The governor’s proposed budget, announced Feb. 13, shocked the state, with some dubbing it the “Valentine’s Day Massacre.” With hundreds of millions of dollars in cuts to core state services and cost-shifts from the state to municipalities, the budget managed to strike at many of the parts of state government Alaskans valued most. There was an incredible volume of broad public outcry against the plan, even from core constituencies that supported the governor’s election. Public comment to legislators and letters to the editor poured in opposing the cuts, especially after the governor issued an unprecedented $444 million in vetoes to the legislators’ operating budget. Many Alaskans expressed willingness to have their Permanent Fund dividends reduced or other revenue measures implemented rather than see the vetoed services disappear. That was bad news for Gov. Dunleavy, who was counting on Alaskans supporting his push for a “full” dividend under the original 1982 formula.

3. Costs and services are shifting from the state to municipalities.

The budget cuts the governor made ended numerous programs that assisted local governments financially. For instance, the state has ended the practices of municipal revenue sharing and school bond debt reimbursement, eliminating state money that formerly bolstered city and borough budgets. And Gov. Dunleavy’s vetoes of funds for homeless services has left communities with the choice of paying to provide those services themselves or seeing more residents on the streets.

The result: Municipalities will be picking up the tab on more of the services that Alaskans want, resulting in likely property tax increases for residents. That’s a canny move by state lawmakers, as it keeps them from making potentially unpopular decisions about statewide taxes. But municipalities are constrained by their tax caps, so there will still be difficult discussions about the services we want and taxes to pay for them — those conversations will just take place at the city and borough level, where individual communities can prioritize and fund the programs they value.

4. The PFD isn’t the ‘third rail’ of Alaska politics anymore.

For decades, the conventional wisdom of Alaska politics has been that any attempt to tinker with the PFD formula or reduce the amount of the dividend would result in swift ouster from office. But there were hints that the winds were changing last year, when Senate Bill 26 allowed the Legislature to access the Permanent Fund’s Earnings Reserve to pay for both government services and the dividend. When the fall elections rolled around, some legislators who supported SB 26 lost their seats — but most did not. And when push came to shove on the state operating budget, many residents went on the record supporting a reduced PFD, or even no PFD at all, to ensure the state could continue to provide some services. Just a few years ago, when then-Gov. Bill Walker was hosting meetings around the state seeking to drum up support for changes to the PFD formula, public willingness to entertain the issue was far less widespread.

5. Alaska’s biggest ideological differences aren’t reflected by party identification.

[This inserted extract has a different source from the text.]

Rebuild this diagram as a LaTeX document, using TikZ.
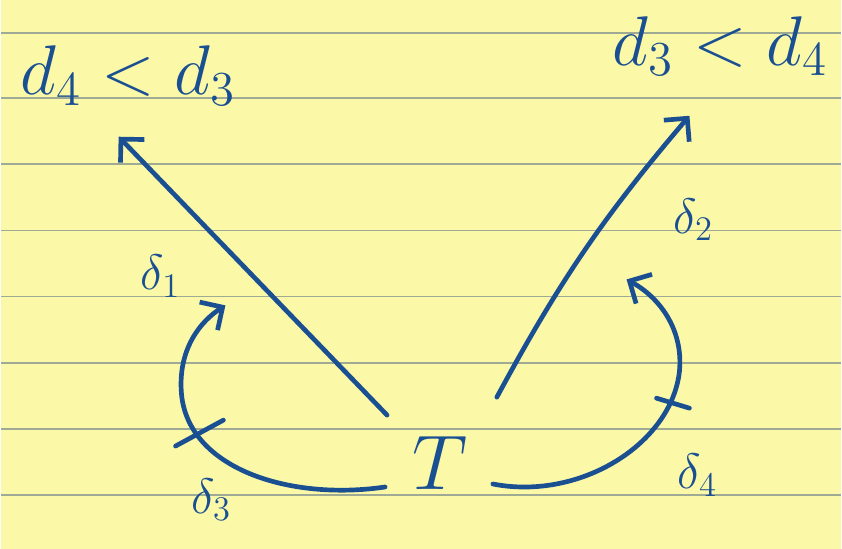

Political parties have always been a poor measure of where people stand in Alaska — there are plenty of Democrats who support oil drilling in the Arctic National Wildlife Refuge, and most of the Legislature’s Republicans are in favor of subsidies to help equalize power costs across the state. But this year put the real differences in ideology into stark relief, and the deepest divides cut through political parties and even traditional alliances. The Republican Party had enough members to control both chambers of the Legislature, but couldn’t muster singlehanded control of the House. Its Senate majority fractured on the issues of the budget and the PFD. Some Democrats stood in favor of Gov. Dunleavy’s call for a “full” PFD, while others led the charge for reductions to the dividend to pay for services.

And when the effort to recall Gov. Dunleavy began, its sponsors were a Democratic Party mainstay who is the sole surviving delegate from the Alaska Constitutional Convention, a former Republican legislator and gubernatorial candidate, and the patriarch of an Interior coal-mining dynasty. More than ever, Alaska’s political landscape defies easy labels.

The single greatest takeaway from Alaska politics this year, however, is the silver lining behind all of the dysfunction and wrangling in Juneau: Alaskans are engaged in the political process and the specific services provided by the state like never before. Every day, legislators and newspapers across the state receive scores of letters and phone calls from Alaskans who are voicing their opinions about the budget for the first time. That engagement, though caused by a train wreck of a budget process, is a good thing. It has already had significant impact on legislators weighing support for different budget priorities, and it will continue to inform policymakers at all levels as they look to craft solutions in line with most Alaskans’ vision for our state. The more people who speak up, the better Alaska’s government will reflect the will of its people.